Sniper suspect changes mind on representation

Posted 12:04am October 24

by Jane Black
U-WIRE Washington Bureau

Accused Washington, D.C.-area sniper suspect John Allen Muhammad reversed his decision to represent himself Wednesday morning. The decision came two days after Muhammad, with no formal legal training, began a shaky self-defense.

The defendant surprised the nation when he announced on the first day of his trial that he would defend himself against two counts of capital murder, conspiracy, and a weapons offense. Muhammad, 42, and accomplice Lee Boyd Malvo, 18, are suspected of killing 10 people in a three-week shooting rampage that terrorized Washington, D.C., Maryland, and Virginia last fall.

“I think that the jury will be grateful to him [Muhammad] for not making them suffer through a trail where the defendant doesn’t know what he is doing and representing himself,” said John K. Zwerling, a criminal defense attorney in Alexandria, Virginia. “Once he started the trial he probably realized that he made a big mistake — defending himself wasn’t as easy as he thought.”

Prince William County Circuit Judge LeRoy Millete Jr. did not offer an explanation for Muhammad’s decision.

“He had a nearly impossible task with good lawyers — now he has an impossible task by himself, as his own lawyer,” said Rodney Leffler, after Muhammad announced he would defend himself. Leffler is a prosecutor-turned defense attorney who practices in Fairfax County, Va.

The state-financed defense team of Peter Greenspun and Jonathan Shapiro, who have been advising Muhammad since last year, will now return to the bench to defend Muhammad, a Gulf War Veteran. With only a high school education and no legal training, it was unclear whether Muhammad had the ability to aptly defend himself against the prosecution, expected to rely on scientific evidence linking Muhammad to the shootings.

Historically, defendants who have served as their own lawyers, such as Ted Bundy and Colin Ferguson, have not been able to win their cases.

Muhammad’s trial was moved 200 miles southeast of D.C. to Virginia Beach at the request of the defense, who felt it impossible to find jurors emotionally unaffected by one of history’s most highly publicized killing sprees.

After screening a pool of about 140 potential jurors, 12 jurors and three alternates were selected over four days. The jury is composed of 10 women and five men, 13 whom are white and two whom are black. “I think it [the jury selection] went much too quickly for a capital case of this variety, it troubles me,” said Zwerling.

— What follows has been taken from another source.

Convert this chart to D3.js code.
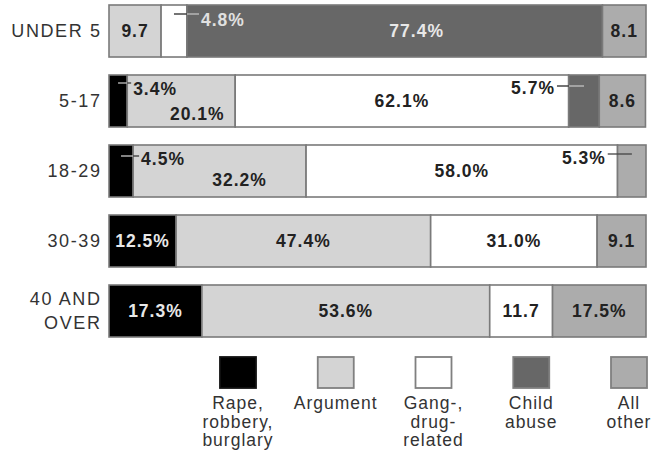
<!DOCTYPE html>
<html><head><meta charset="utf-8">
<script src="https://cdn.jsdelivr.net/npm/d3@7"></script>
<style>
html,body{margin:0;padding:0;background:#fff;}
svg{display:block;}
text{font-family:"Liberation Sans",Arial,Helvetica,sans-serif;}
</style></head>
<body>
<svg id="chart" width="654" height="462"></svg>
<script>
// ---- data ----
const categories = ["UNDER 5", "5-17", "18-29", "30-39", "40 AND OVER"];
const seriesNames = ["Rape, robbery, burglary", "Argument", "Gang-, drug-related", "Child abuse", "All other"];
const legendLines = [["Rape,", "robbery,", "burglary"], ["Argument"], ["Gang-,", "drug-", "related"], ["Child", "abuse"], ["All", "other"]];
const rape     = [0,    3.4,  4.5,  12.5, 17.3];
const argument = [9.7,  20.1, 32.2, 47.4, 53.6];
const gang     = [4.8,  62.1, 58.0, 31.0, 11.7];
const child    = [77.4, 5.7,  0,    0,    0];
const other    = [8.1,  8.6,  5.3,  9.1,  17.5];
const rapeLabels     = ["", "3.4%", "4.5%", "12.5%", "17.3%"];
const argumentLabels = ["9.7", "20.1%", "32.2%", "47.4%", "53.6%"];
const gangLabels     = ["4.8%", "62.1%", "58.0%", "31.0%", "11.7"];
const childLabels    = ["77.4%", "5.7%", "", "", ""];
const otherLabels    = ["8.1", "8.6", "5.3%", "9.1", "17.5%"];

// ---- styles ----
const fills = ["#000000", "#d4d4d4", "#ffffff", "#676767", "#acacac"];
const darkSeg = [true, false, false, true, false];
const textFills = ["#e8e8e8", "#222", "#222", "#e8e8e8", "#222"];
// label placement tweaks keyed "row-series" (layout, not data)
const place = {
  "0-2": {callout: "right", len: 25, ly: 9, ty: 15},
  "0-3": {dx: 22},
  "1-0": {callout: "right", len: 13, ly: 8, ty: 14},
  "1-1": {dx: 16, ty: 39},
  "1-3": {callout: "left", len: 27, ly: 11, ty: 13},
  "2-0": {callout: "right", len: 18, ly: 11, ty: 14},
  "2-1": {dx: 20, ty: 35},
  "2-4": {callout: "left", len: 24, ly: 9, ty: 13}
};
const valueFont = {size: 17.5, spacing: 1};

const rows = categories.map((c, i) => ({
  cat: c,
  vals: [rape[i], argument[i], gang[i], child[i], other[i]],
  labels: [rapeLabels[i], argumentLabels[i], gangLabels[i], childLabels[i], otherLabels[i]]
}));

const svg = d3.select("#chart");
const x = d3.scaleLinear().domain([0, 100]).range([109, 646]);
const y = d3.scaleBand().domain(categories).range([5, 337]).paddingInner(0.257).paddingOuter(0);
const bw = y.bandwidth();

rows.forEach((r, i) => {
  const top = y(r.cat);
  let acc = 0;
  const segs = r.vals.map((v, s) => { const o = {s, v, x0: acc, x1: Math.min(acc + v, 100), label: r.labels[s]}; acc += v; return o; })
    .filter(d => d.v > 0);
  const g = svg.append("g");
  g.selectAll("rect").data(segs).join("rect")
    .attr("x", d => x(d.x0)).attr("y", top)
    .attr("width", d => x(d.x1) - x(d.x0)).attr("height", bw)
    .attr("fill", d => fills[d.s]).attr("stroke", "#7a7a7a").attr("stroke-width", 1.6);

  // which segment lies under a pixel x
  const segAt = px => segs.find(d => px >= x(d.x0) && px <= x(d.x1));

  segs.forEach(d => {
    if (!d.label) return;
    const p = place[i + "-" + d.s] || {};
    const cx = (x(d.x0) + x(d.x1)) / 2;
    if (p.callout) {
      const dir = p.callout === "right" ? 1 : -1;
      const x2 = cx + dir * p.len;
      const ly = top + p.ly;
      // draw the leader in 1px pieces so its colour contrasts with what is under it
      const a = Math.min(cx, x2), b = Math.max(cx, x2);
      for (let px = a; px < b; px += 1) {
        const under = segAt(px + 0.5);
        const dark = under && darkSeg[under.s];
        g.append("line").attr("x1", px).attr("x2", Math.min(px + 1, b))
          .attr("y1", ly).attr("y2", ly)
          .attr("stroke", dark ? "#b8b8b8" : "#444").attr("stroke-width", 1.3);
      }
      const under = segAt(x2 + dir * 6);
      const onDark = under && darkSeg[under.s];
      g.append("text").attr("x", x2 + dir * 2).attr("y", top + p.ty)
        .attr("dy", "0.35em")
        .attr("text-anchor", dir === 1 ? "start" : "end")
        .attr("font-size", valueFont.size).attr("font-weight", "bold")
        .attr("letter-spacing", valueFont.spacing)
        .attr("fill", onDark ? "#e0e0e0" : "#222")
        .text(d.label);
    } else {
      g.append("text").attr("x", cx + (p.dx || 0)).attr("y", top + (p.ty || bw / 2))
        .attr("dy", "0.35em").attr("text-anchor", "middle")
        .attr("font-size", valueFont.size).attr("font-weight", "bold")
        .attr("letter-spacing", valueFont.spacing)
        .attr("fill", textFills[d.s])
        .text(d.label);
    }
  });

  // category label
  const words = r.cat === "40 AND OVER" ? ["40 AND", "OVER"] : [r.cat];
  const lab = svg.append("text").attr("text-anchor", "end")
    .attr("font-size", 18).attr("letter-spacing", 1.6).attr("fill", "#333");
  words.forEach((w, k) => {
    lab.append("tspan").attr("x", 101.5)
      .attr("y", top + bw / 2 + (k - (words.length - 1) / 2) * 24)
      .attr("dy", "0.35em").text(w);
  });
});

// legend
const lx = d3.scalePoint().domain(seriesNames).range([238, 629]);
const lg = svg.append("g").selectAll("g").data(seriesNames).join("g")
  .attr("transform", d => `translate(${lx(d)},0)`);
lg.append("rect").attr("x", -18).attr("y", 357).attr("width", 36).attr("height", 31)
  .attr("fill", (d, i) => fills[i]).attr("stroke", (d, i) => i === 0 ? "#111" : "#808080").attr("stroke-width", 1.8);
lg.append("text").attr("text-anchor", "middle").attr("font-size", 17.5).attr("letter-spacing", 1).attr("fill", "#333")
  .each(function(d, i) {
    const t = d3.select(this);
    legendLines[i].forEach((ln, k) => {
      t.append("tspan").attr("x", 0).attr("y", 409 + k * 18.5).text(ln);
    });
  });
</script>
</body></html>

The trial is predicted to last six weeks.

The prosecution is expected to argue that Muhammad’s motive for the shootings was part of a scheme to coerce the government to pay $10 million to halt the attacks. The prosecution plans to portray the defendant as the controlling captain of a killing team who orchestrated the shootings.

If Muhammad is found not guilty, he will not go free — several jurisdictions have a retainer on Muhammad for shootings he allegedly committed. He would likely go on trial in one of these D.C.-area counties. If the jury convicts Muhammad of capital murder, there are two options for punishment: life in prison without parole or death.